My elderly guide is all decked out in an Oca-green blazer with a white shirt and a red bow tie. The white mustache and flowing hair make him look like a yachtsman for the green team, but today he is il professore. We’ve scarcely said “Buongiorno” before he launches into a monologue about the tratta, the arcane system by which each contrada receives its horse by random draw — just three days, mind you, before the big race. A veterinarian is at this moment checking out all the horses entered in the pool, because the rules say a contrada cannot give back its fated animal, even if it turns out to be lame. However, attempting to poison the steed of your enemy is an honorable tradition.

We park outside the walls of the city and hurry past Ethiopian traders opening their stalls of Chinese-made contraband handbags. There aren’t many tourists yet. It is barely 7:30 a.m. and the sun is already burning. We climb up hills, then down into the Piazza del Campo. Police are posted at the many entrances. After the empty streets, it is a shock to pass through the archways and discover a massive gathering of thousands of contrade members, as if the entire city had been herded into the plaza.

Sofri puts a hand at the small of my back, guiding us through the crowd to the doorway of one of the private palazzos that overlook the Campo. He unlocks a forbidding outer door, and then we enter a cool tiled lobby, climbing four stories to the top-floor apartment, a large open space dominated by an arch. Beyond is a fireplace with a window on either side from which you can see the square.

“Please. Be at home.”

Home it is, with warm yellow walls, mismatched wing chairs, a red-and-white-peppermint-striped sofa for rainy afternoons leafing through the books and journals on the coffee table. A brass telescope stands in silhouette against the brash white light coming through the open shutters; there are stag horns on the mantelpiece, above which a Napoleonic portrait stares out.

“Take a good look,” he calls from the kitchen.

The view is vertiginous and astonishing. The Piazza del Campo is shaped like a shell made of pink brick and gray travertine, rimmed with cafés at the foot of seven-story buildings that are joined together shoulder to shoulder. As the sun rises, their windows take on a glow like the amber eyes of the wolves that are the symbol of the city. Over the past few days, citizens have shoveled yellow earth off a truck and covered the outer ring of the Campo, transforming it into a racetrack. Sofri says it is good luck to touch la tèrra, the holy earth, which is as soft as powdered mustard.

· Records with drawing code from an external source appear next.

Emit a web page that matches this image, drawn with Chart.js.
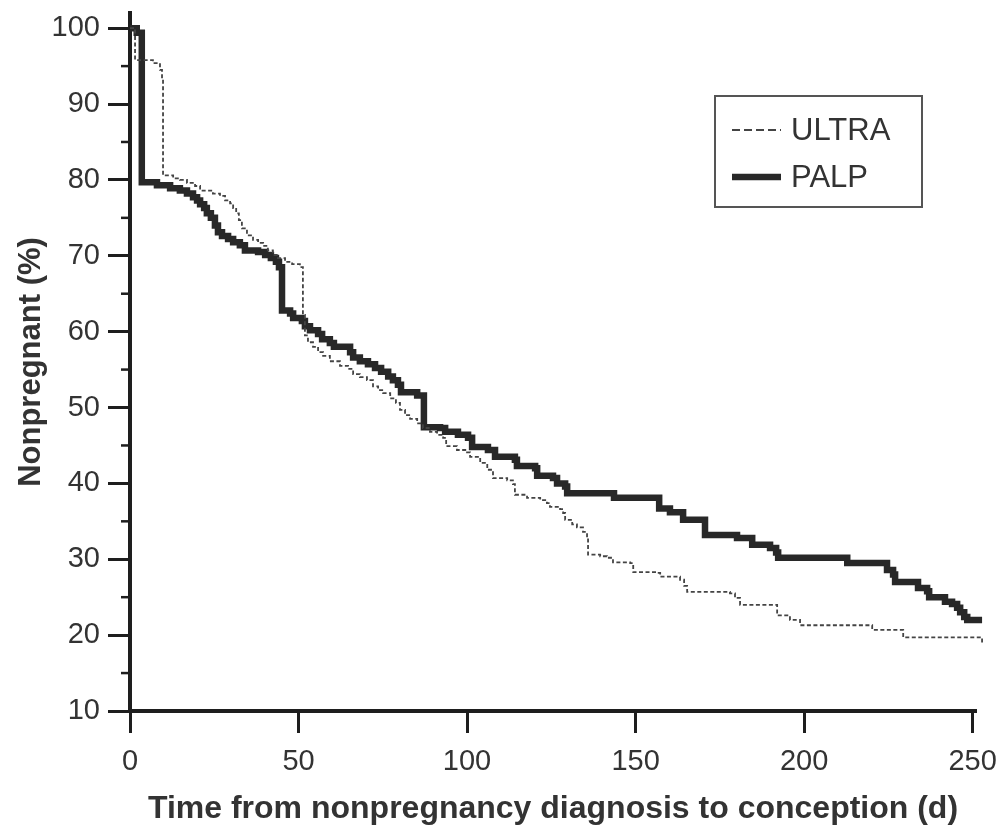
<!DOCTYPE html>
<html>
<head>
<meta charset="utf-8">
<script src="https://cdn.jsdelivr.net/npm/chart.js@4/dist/chart.umd.min.js"></script>
<style>
    body { margin: 0; background: #fff; }
    canvas { display: block; }
</style>
</head>
<body>
<canvas id="kmChart" width="1002" height="830"></canvas>
<script>
"use strict";

const seriesNames = ['ULTRA', 'PALP']

const ultraDays = [0, 1.5, 6.8, 8.9, 9.5, 9.8, 12.8, 14.8, 16.9, 19.3, 20.8, 24.6, 26.7, 28.2, 29.7, 30.6, 31.5, 32.3, 33.2, 34.7,
    36.5, 38, 39.5, 40.9, 42.4, 43.9, 46, 48.1, 50.4, 51.3, 51.9, 52.8, 54.3, 55.8, 57.3, 59.3, 62.3, 64.7, 66.2, 68.2,
    70.3, 72.1, 73.6, 75.1, 77.2, 78.9, 80.1, 81.6, 83.1, 85.2, 86.9, 89, 91.1, 92.9, 93.8, 97, 100, 100.9, 103.9, 106,
    107.7, 111.9, 113.6, 114.2, 117.8, 121.7, 123.7, 124.6, 127.6, 128.5, 129.1, 131.2, 132.6, 134.4, 135.6, 135.9, 139.5, 141.5, 143.3, 148.4,
    149.3, 156.4, 157.3, 163.2, 164.4, 165.3, 178, 179.5, 181, 192, 195.8, 198.8, 220.2, 229.4, 252.8]
const ultraPct = [100, 95.8, 95.4, 94.5, 93.4, 80.6, 80.2, 80.0, 79.6, 79.2, 78.6, 78.2, 77.9, 77.3, 76.9, 76.3, 75.6, 74.7, 73.6, 72.7,
    72.1, 71.7, 71.3, 70.7, 70.1, 69.7, 69.2, 68.9, 68.5, 62.2, 59.5, 58.6, 58.0, 57.3, 56.8, 56.1, 55.5, 55.1, 54.4, 54.0,
    53.6, 52.8, 52.3, 51.9, 51.2, 50.6, 49.7, 49.0, 48.5, 47.9, 47.3, 46.8, 46.4, 46.0, 44.9, 44.4, 44.1, 43.5, 42.7, 41.8,
    40.7, 40.4, 39.9, 38.5, 38.1, 37.8, 37.4, 36.9, 36.6, 36.1, 35.2, 34.6, 34.2, 33.6, 32.9, 30.6, 30.4, 30.2, 29.6, 29.5,
    28.3, 28.2, 27.7, 27.3, 26.5, 25.7, 25.5, 24.9, 24.0, 22.6, 22.0, 21.3, 20.7, 19.7, 18.7]

const palpDays = [0, 2, 3.5, 8, 11.9, 14.8, 16.9, 18.7, 19.9, 20.8, 22, 22.8, 24, 25.2, 26.1, 27.3, 29.1, 30.6, 32.6, 34.1,
    38, 40.1, 41.8, 43.3, 44.2, 45.1, 47.5, 48.4, 51, 51.9, 53.4, 55.8, 57, 59.3, 60.5, 65.3, 66.2, 68.2, 70.6, 72.7,
    74.5, 76.6, 78, 79.5, 80.4, 85.2, 87.2, 92, 93.5, 97.3, 100.3, 101.5, 106.2, 108.3, 114.2, 114.8, 120.2, 120.8, 125.5, 126.7,
    129.1, 129.7, 143.6, 157, 160.2, 164.1, 170.6, 180.1, 184.6, 189.9, 191.7, 192.3, 212.8, 224.6, 226.4, 227, 233.8, 236.5, 237.1, 241.8,
    243.9, 245.4, 246.3, 247.5, 248.4, 252.8]
const palpPct = [100, 99.4, 79.7, 79.3, 78.9, 78.6, 78.2, 77.7, 77.3, 76.8, 76.3, 75.6, 75.0, 74.0, 73.1, 72.6, 72.2, 71.8, 71.4, 70.7,
    70.5, 70.1, 69.7, 69.2, 68.5, 62.8, 62.4, 61.8, 61.4, 60.7, 60.2, 59.7, 59.0, 58.5, 58.0, 57.3, 56.6, 56.1, 55.7, 55.2,
    54.7, 54.1, 53.6, 53.0, 52.0, 51.6, 47.4, 47.3, 46.8, 46.4, 46.0, 44.8, 44.4, 43.5, 43.1, 42.3, 42.0, 41.0, 40.7, 40.0,
    39.6, 38.7, 38.1, 36.7, 36.2, 35.2, 33.2, 32.8, 31.9, 31.5, 30.9, 30.2, 29.5, 28.6, 28.0, 27.0, 26.2, 25.8, 25.0, 24.4,
    24.1, 23.6, 23.0, 22.4, 22.0, 22.0]

const xTicks = [0, 50, 100, 150, 200, 250]
const yTicks = [10, 20, 30, 40, 50, 60, 70, 80, 90, 100]
const yMinorTicks = [15, 25, 35, 45, 55, 65, 75, 85, 95]

const toPoints = (days, pct) => days.map((d, i) => ({ x: d, y: pct[i] }))

const inkColor = '#1e1e1e'
const textColor = '#333'
const mainFont = '"Liberation Sans", Arial, sans-serif'

const minorTicksPlugin = {
    id: 'minorTicks',
    afterDraw: chart => {
        const { ctx, chartArea, scales } = chart
        ctx.save()
        ctx.strokeStyle = inkColor
        ctx.lineWidth = 2.5
        yMinorTicks.forEach(v => {
            const y = scales.y.getPixelForValue(v)
            ctx.beginPath()
            ctx.moveTo(chartArea.left - 9, y)
            ctx.lineTo(chartArea.left, y)
            ctx.stroke()
        })
        ctx.restore()
    }
}

const boxLegendPlugin = {
    id: 'boxLegend',
    afterDraw: chart => {
        const { ctx, chartArea } = chart
        const left = chartArea.right - 261
        const top = chartArea.top + 83
        ctx.save()
        ctx.fillStyle = '#fff'
        ctx.fillRect(left, top, 207, 111)
        ctx.strokeStyle = '#555'
        ctx.lineWidth = 2
        ctx.strokeRect(left, top, 207, 111)
        ctx.font = '31px ' + mainFont
        ctx.textBaseline = 'middle'
        chart.data.datasets.forEach((ds, i) => {
            const y = top + 34 + i * 47
            ctx.strokeStyle = ds.borderColor
            ctx.lineWidth = ds.borderDash ? 2 : ds.borderWidth
            ctx.setLineDash(ds.borderDash ? [8, 4] : [])
            ctx.beginPath()
            ctx.moveTo(left + 17, y)
            ctx.lineTo(left + 66, y)
            ctx.stroke()
            ctx.setLineDash([])
            ctx.fillStyle = textColor
            ctx.fillText(ds.label, left + 76, y + 1)
        })
        ctx.restore()
    }
}

const kmChart = new Chart('kmChart', {
    type: 'line',
    data: {
        datasets: [
            {
                label: seriesNames[0],
                data: toPoints(ultraDays, ultraPct),
                borderColor: '#444',
                borderWidth: 1.8,
                borderDash: [4, 2.5],
                stepped: true,
                pointRadius: 0,
                clip: false
            },
            {
                label: seriesNames[1],
                data: toPoints(palpDays, palpPct),
                borderColor: '#282828',
                borderWidth: 6.5,
                borderJoinStyle: 'miter',
                stepped: true,
                pointRadius: 0,
                clip: false
            }
        ]
    },
    options: {
        responsive: false,
        animation: false,
        layout: { padding: { left: 0, top: 13, right: 26, bottom: 0 } },
        plugins: {
            legend: { display: false },
            tooltip: { enabled: false }
        },
        scales: {
            x: {
                type: 'linear',
                min: 0,
                max: 251,
                afterBuildTicks: scale => { scale.ticks = xTicks.map(v => ({ value: v })) },
                afterFit: scale => {
                    scale.height = 119
                    scale.paddingLeft = 0
                    scale.paddingRight = 0
                },
                border: { display: true, color: inkColor, width: 4 },
                grid: { drawOnChartArea: false, drawTicks: true, tickLength: 22, tickWidth: 3, tickColor: inkColor },
                ticks: { color: textColor, padding: 12, maxRotation: 0, font: { family: mainFont, size: 29 } },
                title: {
                    display: true,
                    text: 'Time from nonpregnancy diagnosis to conception (d)',
                    color: textColor,
                    padding: { top: 8, bottom: 2 },
                    font: { family: mainFont, size: 32, weight: 'bold' }
                }
            },
            y: {
                type: 'linear',
                min: 10,
                max: 102,
                afterBuildTicks: scale => { scale.ticks = yTicks.map(v => ({ value: v })) },
                afterFit: scale => {
                    scale.width = 130
                    scale.paddingTop = 0
                    scale.paddingBottom = 0
                },
                border: { display: true, color: inkColor, width: 4 },
                grid: { drawOnChartArea: false, drawTicks: true, tickLength: 22, tickWidth: 3, tickColor: inkColor },
                ticks: { color: textColor, padding: 8, font: { family: mainFont, size: 29 } },
                title: {
                    display: true,
                    text: 'Nonpregnant (%)',
                    color: textColor,
                    padding: { top: 13, bottom: 0 },
                    font: { family: mainFont, size: 31, weight: 'bold' }
                }
            }
        }
    },
    plugins: [minorTicksPlugin, boxLegendPlugin]
});
</script>
</body>
</html>
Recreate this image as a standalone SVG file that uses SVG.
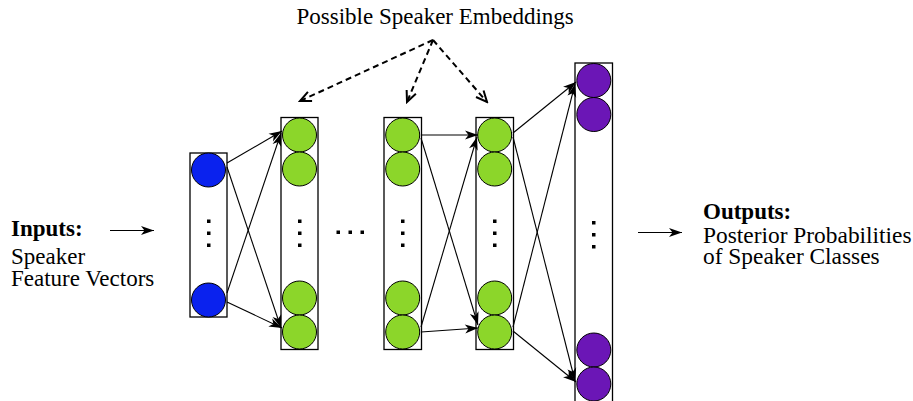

“When you hold la tèrra in your hand, you hold the miracle of rebirth. Il Palio is about to begin. There is a saying, whenever we find ourselves fretting over something small and insignificant: ‘Don’t worry, because there will soon be la tèrra in piazza — earth in the piazza.’ The cycle of life will go on.” I find myself staring down at thousands of men surging toward a small arena where ten unsaddled horses held by grooms are pulling nervously. The crowd seems young — average age thirty — ordinary men in short-sleeved polo shirts with cowls of their contrada scarves, excited to a fever pitch. I can see TV cameras and the flat white caps of local policemen. But from an FBI point of view, the Campo is a security nightmare.

You have a ring of ancient, unreinforced structures filled with windows. An enclosed, bowl-like space with narrow exits and roofs galore, creating the potential for a catastrophic number of casualties. They predict that on the evening of the decisive race, on day four of Palio, over sixty thousand people will jam shoulder to shoulder in the center of the ring, totally transfixed by violent men riding unpredictable animals. Nobody will be looking up.

“I hope a well-trained military unit is minding the store,” I call back to Sofri. “Because this is an invitation to bad things happening.” “It is very emotional. There are always fights,” Sofri answers. “It is expected.” I join him in the kitchen for the coffee ritual. With the most sophisticated apparatusus in the world available to him — some of which he invented — Sofri prefers the classic two-cup stovetop espresso maker, which produces a crèma (the delicate layer of foam) that is almost sweet. He talks about balance of taste in the espresso liquor as if it were fine brandy. It would be an unforgivable transgression to dilute the essence with steamed milk.